Actually, this was how energy resistance worked in 3.0. In 3.5, it works more or less like DR against energy damage; energy resistance absorbs damage from every attack. I'm well aware that the d20 SRD lists "ignore some damage of a certain type each ROUND" under the header "Special abilities and conditions", but in the header "Types, Subtypes and Special Abilities" it says "Resistance to Energy (Ex): A creature with this special quality ignores some damage of the indicated type each time it takes damage of that kind (commonly acid, cold, fire, or electricity). The entry indicates the amount and type of damage ignored."

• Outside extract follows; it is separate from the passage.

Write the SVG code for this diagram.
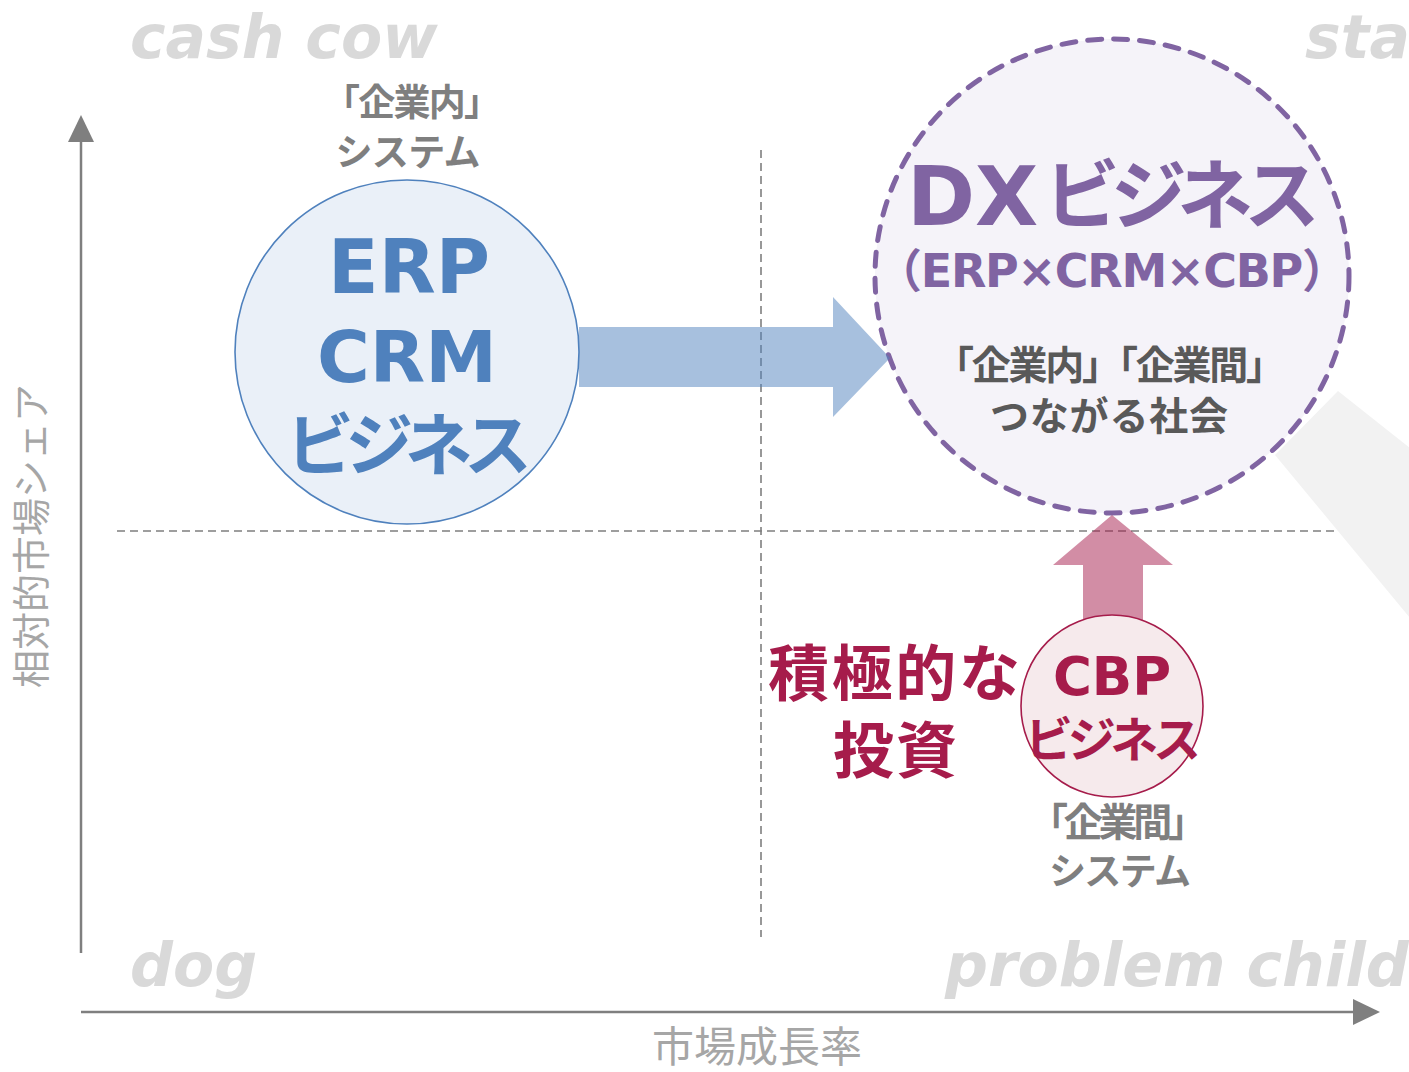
<svg xmlns="http://www.w3.org/2000/svg" width="1409" height="1072" viewBox="0 0 1409 1072">
<style>
.quad{font-family:"DejaVu Sans","Liberation Sans",sans-serif;font-weight:bold;font-style:oblique;font-size:60px;fill:#d9d9d9}
.lat{font-family:"DejaVu Sans","Noto Sans CJK JP",sans-serif;font-weight:bold}
.jp{font-family:"Noto Sans CJK JP",sans-serif;font-weight:bold}
.axlab{font-family:"Noto Sans CJK JP",sans-serif;font-weight:normal;fill:#a6a6a6}
.dash{stroke:#7f7f7f;stroke-width:1.6;stroke-dasharray:8 5;fill:none}
.axis{stroke:#7f7f7f;stroke-width:2.5;fill:none}
.gray{fill:#7f7f7f}
.blue{fill:#4f81bd}
.purple{fill:#8064a2}
.dark{fill:#595959}
.rasp{fill:#a61c4b}
</style>
<g id="axes">
<line class="axis" x1="81" y1="953" x2="81" y2="138"/>
<polygon points="81,115 68,142 94,142" fill="#7f7f7f"/>
<line class="axis" x1="81" y1="1012" x2="1358" y2="1012"/>
<polygon points="1380,1012 1353,999 1353,1025" fill="#7f7f7f"/>
<line class="dash" x1="761" y1="150" x2="761" y2="937"/>
<line class="dash" x1="117" y1="531" x2="1409" y2="531"/>
<text class="axlab" font-size="38" transform="translate(32,536) rotate(-90)" x="0" y="13" text-anchor="middle">相対的市場シェア</text>
<text class="axlab" font-size="42" x="757" y="1062" text-anchor="middle">市場成長率</text>
</g>
<g id="quadrant-labels">
<text class="quad" x="130" y="58">cash cow</text>
<text class="quad" x="1305" y="58">star</text>
<text class="quad" x="130" y="986">dog</text>
<text class="quad" x="945" y="986">problem child</text>
</g>
<g id="band">
<polygon points="1275,455 1338,391 1420,456 1420,630" fill="#f2f2f2"/>
</g>
<g id="erp-node">
<text class="jp gray" font-size="37" x="412" y="116" text-anchor="middle" textLength="178" lengthAdjust="spacing">「企業内」</text>
<text class="jp gray" font-size="37" x="408" y="166" text-anchor="middle" textLength="145" lengthAdjust="spacing">システム</text>
<circle cx="407" cy="352" r="172" fill="#eaf0f8" stroke="#4f81bd" stroke-width="1.6"/>
<text class="lat blue" font-size="74" x="409" y="293" text-anchor="middle">ERP</text>
<text class="lat blue" font-size="72" x="407" y="382" text-anchor="middle">CRM</text>
<text class="jp blue" font-size="68" x="409" y="470" text-anchor="middle" textLength="246" lengthAdjust="spacing">ビジネス</text>
</g>
<g id="dx-node">
<circle cx="1112" cy="276" r="237" fill="#f5f3f9" stroke="#8064a2" stroke-width="5" stroke-dasharray="14 12" stroke-linecap="round"/>
<text class="lat purple" font-size="82" x="907" y="225">DX</text>
<text class="jp purple" font-size="76" x="1044" y="223" textLength="276" lengthAdjust="spacing">ビジネス</text>
<text class="lat purple" font-size="46" x="1112" y="287" text-anchor="middle" textLength="472" lengthAdjust="spacing">（ERP×CRM×CBP）</text>
<text class="jp dark" font-size="39" x="1110" y="379" text-anchor="middle" textLength="350" lengthAdjust="spacing">「企業内」「企業間」</text>
<text class="jp dark" font-size="39" x="1109" y="430" text-anchor="middle" textLength="238" lengthAdjust="spacing">つながる社会</text>
</g>
<g id="connectors">
<polygon points="579,327 833,327 833,297 890,358 833,417 833,387 579,387" fill="#4f81bd" fill-opacity="0.5"/>
<polygon points="1112,515 1173,565 1143,565 1143,640 1083,640 1083,565 1053,565" fill="#a61c4b" fill-opacity="0.5"/>
</g>
<g id="cbp-node">
<circle cx="1112" cy="706" r="91" fill="#f6eaec" stroke="#a61c4b" stroke-width="1.6"/>
<text class="lat rasp" font-size="53" x="1112" y="695" text-anchor="middle">CBP</text>
<text class="jp rasp" font-size="48" x="1113" y="757" text-anchor="middle" textLength="176" lengthAdjust="spacing">ビジネス</text>
<text class="jp gray" font-size="39" x="1118" y="836" text-anchor="middle" textLength="178" lengthAdjust="spacing">「企業間」</text>
<text class="jp gray" font-size="37" x="1120" y="885" text-anchor="middle" textLength="142" lengthAdjust="spacing">システム</text>
</g>
<g id="invest-label">
<text class="jp rasp" font-size="61" x="894" y="696" text-anchor="middle" textLength="252" lengthAdjust="spacing">積極的な</text>
<text class="jp rasp" font-size="61" x="895" y="773" text-anchor="middle" textLength="124" lengthAdjust="spacing">投資</text>
</g>
</svg>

This is obviously an error which was never corrected; the Beta in fact applies the "Energy resistance = Energy DR" as above in every application of the special ability; see for example the description of the Energy Resistance Armor bonus on pag.342: "The armor absorbs the first 10 points of energy damage per attack that the wearer would normally take (similar to the resist energy spell)."

Scarab Sages RPG Superstar 2013

Huh. I'd never seen that. I think I would be more likely to rule that the text assumes only one attack by the energy type per round. But as you say, the Beta clears it up.

Good chops.


I think Skip Williams may have even discussed this a bit in one of his Kobold Quarterly columns, if I remember correctly.

Scarab Sages

KnightErrantJR wrote:
Jal Dorak wrote:

It is. The version presented on d20srd.org is the Deities and Demigods version. Not sure if Paizo can adapt that to core play, as it requires divine abilities.

It shouldn't make any difference, given that, while its listed in the divine section, its only a metamagic feat with no prerequsites. Its not much different than the standard feats listed in the psionic section, at least to my way of thinking, but I could be wrong.

Hmm. You may have a point there. The Feats part of DD says "Deities may select these feats" but it doesn't actually have "divine rank" in the prerequisites, which means it is open for anyone.

PRPG should nab some of them, definitely Power Critical, Divine Might, Extra Music, Fleet of Foot, and Eyes in the Back of Your Head.